My colleagues on the other side of the aisle will argue that Republicans are making a big deal out of nothing, and that we are responding to a problem that doesn’t exist since no States have applied for waivers – yet. But the American people have made their views clear. A survey last year revealed 83 percent support a work requirement as a condition for receiving welfare.
Clearly, the best way out of poverty is a job, and it is critical that our laws both foster job creation as well as ensure welfare is always a pathway to work. That is what this legislation is about – ensuring that work and other productive activities remain a central part of the TANF cash welfare program, as the 1996 reforms intended.
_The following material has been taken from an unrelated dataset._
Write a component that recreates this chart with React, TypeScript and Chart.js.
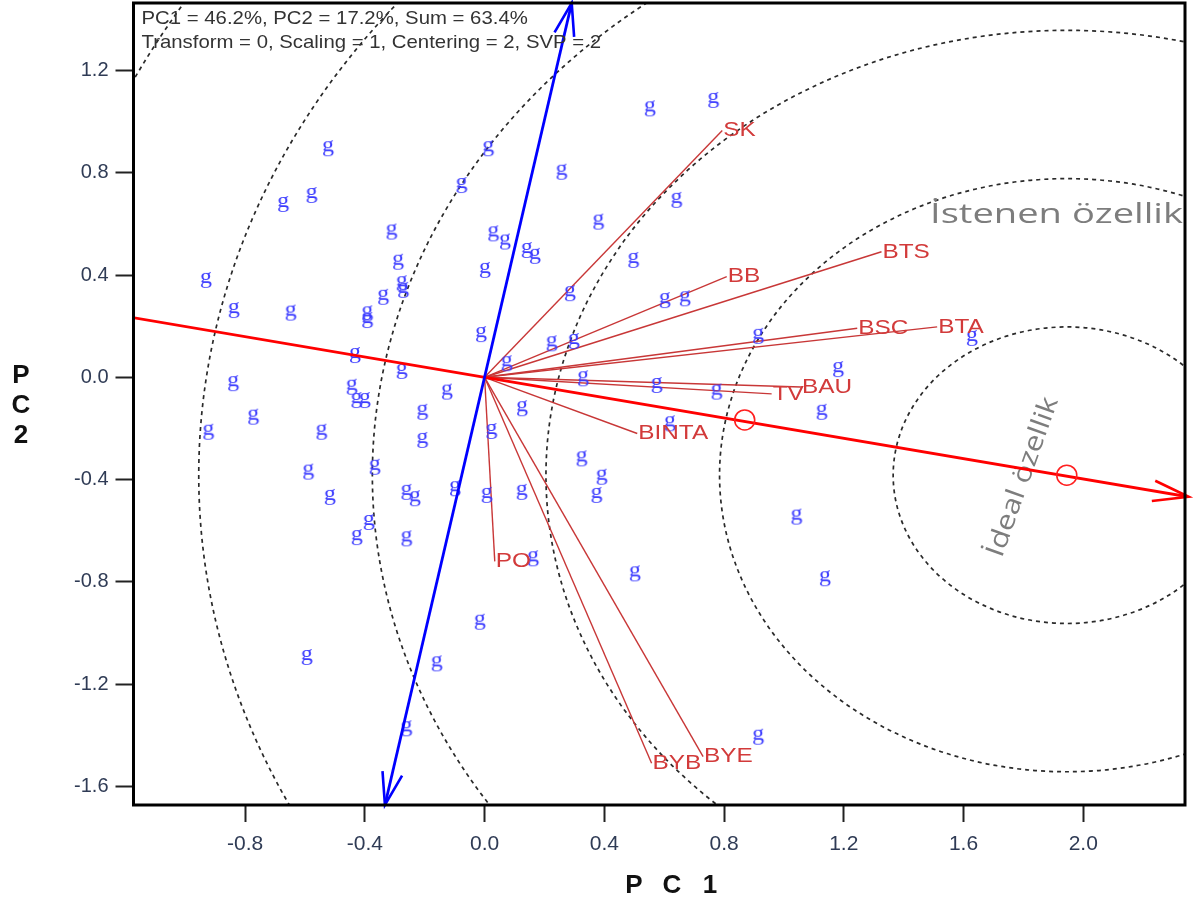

Setting aside the success of the work requirement in moving low-income individuals from welfare to work and the overwhelming support the policy enjoys among the American people, current law prohibits the Administration from waiving the welfare work requirement. Waivers of certain State report requirements are permitted under the TANF program, but the work requirement may not be waived. A summary of the 1996 reforms prepared by Ways and Means Committee staff immediately following the law’s enactment could not be clearer on this point. It plainly states, “Waivers granted after the date of enactment [of the 1996 law] may not override provisions of the TANF law that concern mandatory work requirements.” As a Member of Congress who helped to write the welfare reform law and served as a conferee on the bill, the statement in this report accurately captures the intent of Congress.
Historical precedent is not on the Obama Administration’s side either. No prior Administration, Republican or Democrat, has ever attempted to waive the work requirements in the 16 years between the law’s enactment and the July 2012 information memorandum. Following the July 2012 action, the Government Accountability Office looked into this and “did not find any evidence that HHS stated it has authority to issue waivers related to TANF work requirements.” In short, no Administration attempted to waive the work requirements because they knew it was illegal to do so.
Finally, if we need more evidence that, despite their promises to the contrary, the Administration’s policy would weaken the work requirement, we need look no further than the nonpartisan Congressional Budget Office. This legislation saves $61 million over 10 years, because CBO recognizes the Administration’s waivers will allow some States that may otherwise pay penalties for failing to meet the work requirement to avoid such penalties through a waiver.
In addition to preventing the Administration from waiving the work requirement, the legislation before us extends the TANF program’s authorization at current funding levels through the remainder of this calendar year. The TANF program provides helpful assistance to individuals most in need of a safety net as they look and prepare for work. I urge my colleagues on both sides of the aisle to join me in supporting this legislation.